Given instruction
Go through the listing and set it down exactly, leaving out its pictures.

Data provided
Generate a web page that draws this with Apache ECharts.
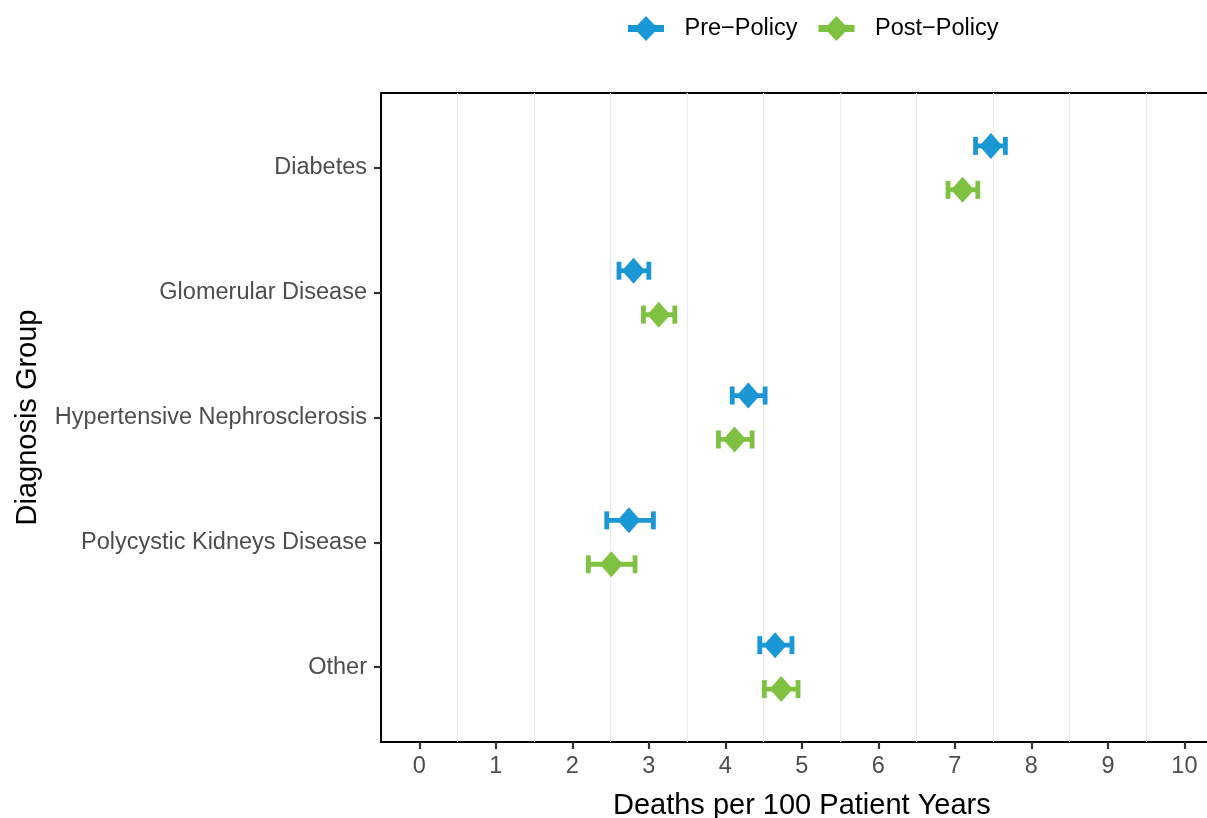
<!DOCTYPE html>
<html>
<head>
<meta charset="utf-8">
<script src="https://cdn.jsdelivr.net/npm/echarts@6.0.0/dist/echarts.min.js"></script>
<style>
html,body{margin:0;padding:0;background:#fff;}
#chart{width:1207px;height:818px;}
</style>
</head>
<body>
<div id="chart"></div>
<script>
// ---- data ----
const categories = ['Diabetes', 'Glomerular Disease', 'Hypertensive Nephrosclerosis', 'Polycystic Kidneys Disease', 'Other'];
const seriesNames = ['Pre\u2212Policy', 'Post\u2212Policy'];
const preMean  = [7.47, 2.80, 4.30, 2.74, 4.65];
const preLow   = [7.27, 2.61, 4.09, 2.45, 4.45];
const preHigh  = [7.66, 3.00, 4.52, 3.06, 4.87];
const postMean = [7.10, 3.13, 4.12, 2.51, 4.73];
const postLow  = [6.91, 2.93, 3.91, 2.21, 4.51];
const postHigh = [7.30, 3.34, 4.35, 2.82, 4.95];
const xTicks = [0, 1, 2, 3, 4, 5, 6, 7, 8, 9, 10];
const xGridLines = [0.5, 1.5, 2.5, 3.5, 4.5, 5.5, 6.5, 7.5, 8.5, 9.5];
const yTicks = [0, 1, 2, 3, 4];

// ---- styles ----
const FONT = 'Liberation Sans, Arial, Helvetica, sans-serif';
const colors = ['#1a98d5', '#7fc241'];
const dodge = 0.176;

function pts(mean, off) { return mean.map((m, i) => [m, i + off]); }
function bars(lo, hi, off) { return lo.map((l, i) => [l, hi[i], i + off]); }

function errRender(color) {
  return function (params, api) {
    const y = api.value(2);
    const p1 = api.coord([api.value(0), y]);
    const p2 = api.coord([api.value(1), y]);
    const capH = 9;
    const st = { stroke: color, lineWidth: 4.8 };
    return {
      type: 'group',
      children: [
        { type: 'line', shape: { x1: p1[0], y1: p1[1], x2: p2[0], y2: p2[1] }, style: st },
        { type: 'line', shape: { x1: p1[0], y1: p1[1] - capH, x2: p1[0], y2: p1[1] + capH }, style: st },
        { type: 'line', shape: { x1: p2[0], y1: p2[1] - capH, x2: p2[0], y2: p2[1] + capH }, style: st }
      ]
    };
  };
}

const legendIcon = 'path://M0,9 L9.4,9 L18,0 L26.6,9 L36,9 L36,16 L26.6,16 L18,25 L9.4,16 L0,16 Z';

const chart = echarts.init(document.getElementById('chart'), null, { renderer: 'canvas' });
chart.setOption({
  animation: false,
  backgroundColor: '#ffffff',
  textStyle: { fontFamily: FONT },
  legend: {
    left: 623, top: 11,
    itemWidth: 37, itemHeight: 25, itemGap: 21,
    textStyle: { fontSize: 23.5, color: '#000', fontFamily: FONT, padding: [0, 0, 0, 15] },
    data: [
      { name: seriesNames[0], icon: legendIcon, itemStyle: { color: colors[0] } },
      { name: seriesNames[1], icon: legendIcon, itemStyle: { color: colors[1] } }
    ]
  },
  grid: {
    left: 381, top: 93, width: 841.7, height: 649,
    outerBoundsMode: 'none', containLabel: false,
    show: true, borderColor: '#000', borderWidth: 2, backgroundColor: '#fff'
  },
  xAxis: [
    {
      type: 'value', min: -0.5, max: 10.5,
      name: 'Deaths per 100 Patient Years', nameLocation: 'middle', nameGap: 49,
      nameTextStyle: { fontSize: 29, color: '#000', fontFamily: FONT },
      axisLine: { show: false, onZero: false },
      axisTick: { show: true, length: 7, customValues: xTicks, lineStyle: { color: '#333', width: 2.2 } },
      axisLabel: { customValues: xTicks, fontSize: 23.5, color: '#4d4d4d', margin: 13, fontFamily: FONT },
      splitLine: { show: false }
    },
    {
      type: 'value', min: -0.5, max: 10.5, position: 'bottom',
      axisLine: { show: false, onZero: false },
      axisTick: { show: false, customValues: xGridLines },
      axisLabel: { show: false, customValues: xGridLines },
      splitLine: { show: true, lineStyle: { color: '#ebebeb', width: 1.2 } }
    }
  ],
  yAxis: {
    type: 'value', min: -0.6, max: 4.6, inverse: true,
    name: 'Diagnosis Group', nameLocation: 'middle', nameGap: 339, nameRotate: 90,
    nameTextStyle: { fontSize: 29, color: '#000', fontFamily: FONT },
    axisLine: { show: false, onZero: false },
    axisTick: { show: true, length: 7, customValues: yTicks, lineStyle: { color: '#333', width: 2.2 } },
    axisLabel: {
      customValues: yTicks, fontSize: 23.5, color: '#4d4d4d', margin: 14, fontFamily: FONT,
      padding: [4, 0, 0, 0],
      formatter: v => categories[Math.round(v)] || ''
    },
    splitLine: { show: false }
  },
  series: [
    {
      name: seriesNames[0], type: 'custom', xAxisIndex: 0, renderItem: errRender(colors[0]),
      encode: { x: [0, 1], y: 2 }, data: bars(preLow, preHigh, -dodge), z: 3
    },
    {
      name: seriesNames[1], type: 'custom', xAxisIndex: 0, renderItem: errRender(colors[1]),
      encode: { x: [0, 1], y: 2 }, data: bars(postLow, postHigh, dodge), z: 3
    },
    {
      name: seriesNames[0], type: 'scatter', xAxisIndex: 0, symbol: 'diamond', symbolSize: [23, 26],
      itemStyle: { color: colors[0], opacity: 1 }, data: pts(preMean, -dodge), z: 4
    },
    {
      name: seriesNames[1], type: 'scatter', xAxisIndex: 0, symbol: 'diamond', symbolSize: [23, 26],
      itemStyle: { color: colors[1], opacity: 1 }, data: pts(postMean, dodge), z: 4
    }
  ]
});
</script>
</body>
</html>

Problem solution
Generate a web page that draws this with Apache ECharts.
<!DOCTYPE html>
<html>
<head>
<meta charset="utf-8">
<script src="https://cdn.jsdelivr.net/npm/echarts@6.0.0/dist/echarts.min.js"></script>
<style>
html,body{margin:0;padding:0;background:#fff;}
#chart{width:1207px;height:818px;}
</style>
</head>
<body>
<div id="chart"></div>
<script>
// ---- data ----
const categories = ['Diabetes', 'Glomerular Disease', 'Hypertensive Nephrosclerosis', 'Polycystic Kidneys Disease', 'Other'];
const seriesNames = ['Pre\u2212Policy', 'Post\u2212Policy'];
const preMean  = [7.47, 2.80, 4.30, 2.74, 4.65];
const preLow   = [7.27, 2.61, 4.09, 2.45, 4.45];
const preHigh  = [7.66, 3.00, 4.52, 3.06, 4.87];
const postMean = [7.10, 3.13, 4.12, 2.51, 4.73];
const postLow  = [6.91, 2.93, 3.91, 2.21, 4.51];
const postHigh = [7.30, 3.34, 4.35, 2.82, 4.95];
const xTicks = [0, 1, 2, 3, 4, 5, 6, 7, 8, 9, 10];
const xGridLines = [0.5, 1.5, 2.5, 3.5, 4.5, 5.5, 6.5, 7.5, 8.5, 9.5];
const yTicks = [0, 1, 2, 3, 4];

// ---- styles ----
const FONT = 'Liberation Sans, Arial, Helvetica, sans-serif';
const colors = ['#1a98d5', '#7fc241'];
const dodge = 0.176;

function pts(mean, off) { return mean.map((m, i) => [m, i + off]); }
function bars(lo, hi, off) { return lo.map((l, i) => [l, hi[i], i + off]); }

function errRender(color) {
  return function (params, api) {
    const y = api.value(2);
    const p1 = api.coord([api.value(0), y]);
    const p2 = api.coord([api.value(1), y]);
    const capH = 9;
    const st = { stroke: color, lineWidth: 4.8 };
    return {
      type: 'group',
      children: [
        { type: 'line', shape: { x1: p1[0], y1: p1[1], x2: p2[0], y2: p2[1] }, style: st },
        { type: 'line', shape: { x1: p1[0], y1: p1[1] - capH, x2: p1[0], y2: p1[1] + capH }, style: st },
        { type: 'line', shape: { x1: p2[0], y1: p2[1] - capH, x2: p2[0], y2: p2[1] + capH }, style: st }
      ]
    };
  };
}

const legendIcon = 'path://M0,9 L9.4,9 L18,0 L26.6,9 L36,9 L36,16 L26.6,16 L18,25 L9.4,16 L0,16 Z';

const chart = echarts.init(document.getElementById('chart'), null, { renderer: 'canvas' });
chart.setOption({
  animation: false,
  backgroundColor: '#ffffff',
  textStyle: { fontFamily: FONT },
  legend: {
    left: 623, top: 11,
    itemWidth: 37, itemHeight: 25, itemGap: 21,
    textStyle: { fontSize: 23.5, color: '#000', fontFamily: FONT, padding: [0, 0, 0, 15] },
    data: [
      { name: seriesNames[0], icon: legendIcon, itemStyle: { color: colors[0] } },
      { name: seriesNames[1], icon: legendIcon, itemStyle: { color: colors[1] } }
    ]
  },
  grid: {
    left: 381, top: 93, width: 841.7, height: 649,
    outerBoundsMode: 'none', containLabel: false,
    show: true, borderColor: '#000', borderWidth: 2, backgroundColor: '#fff'
  },
  xAxis: [
    {
      type: 'value', min: -0.5, max: 10.5,
      name: 'Deaths per 100 Patient Years', nameLocation: 'middle', nameGap: 49,
      nameTextStyle: { fontSize: 29, color: '#000', fontFamily: FONT },
      axisLine: { show: false, onZero: false },
      axisTick: { show: true, length: 7, customValues: xTicks, lineStyle: { color: '#333', width: 2.2 } },
      axisLabel: { customValues: xTicks, fontSize: 23.5, color: '#4d4d4d', margin: 13, fontFamily: FONT },
      splitLine: { show: false }
    },
    {
      type: 'value', min: -0.5, max: 10.5, position: 'bottom',
      axisLine: { show: false, onZero: false },
      axisTick: { show: false, customValues: xGridLines },
      axisLabel: { show: false, customValues: xGridLines },
      splitLine: { show: true, lineStyle: { color: '#ebebeb', width: 1.2 } }
    }
  ],
  yAxis: {
    type: 'value', min: -0.6, max: 4.6, inverse: true,
    name: 'Diagnosis Group', nameLocation: 'middle', nameGap: 339, nameRotate: 90,
    nameTextStyle: { fontSize: 29, color: '#000', fontFamily: FONT },
    axisLine: { show: false, onZero: false },
    axisTick: { show: true, length: 7, customValues: yTicks, lineStyle: { color: '#333', width: 2.2 } },
    axisLabel: {
      customValues: yTicks, fontSize: 23.5, color: '#4d4d4d', margin: 14, fontFamily: FONT,
      padding: [4, 0, 0, 0],
      formatter: v => categories[Math.round(v)] || ''
    },
    splitLine: { show: false }
  },
  series: [
    {
      name: seriesNames[0], type: 'custom', xAxisIndex: 0, renderItem: errRender(colors[0]),
      encode: { x: [0, 1], y: 2 }, data: bars(preLow, preHigh, -dodge), z: 3
    },
    {
      name: seriesNames[1], type: 'custom', xAxisIndex: 0, renderItem: errRender(colors[1]),
      encode: { x: [0, 1], y: 2 }, data: bars(postLow, postHigh, dodge), z: 3
    },
    {
      name: seriesNames[0], type: 'scatter', xAxisIndex: 0, symbol: 'diamond', symbolSize: [23, 26],
      itemStyle: { color: colors[0], opacity: 1 }, data: pts(preMean, -dodge), z: 4
    },
    {
      name: seriesNames[1], type: 'scatter', xAxisIndex: 0, symbol: 'diamond', symbolSize: [23, 26],
      itemStyle: { color: colors[1], opacity: 1 }, data: pts(postMean, dodge), z: 4
    }
  ]
});
</script>
</body>
</html>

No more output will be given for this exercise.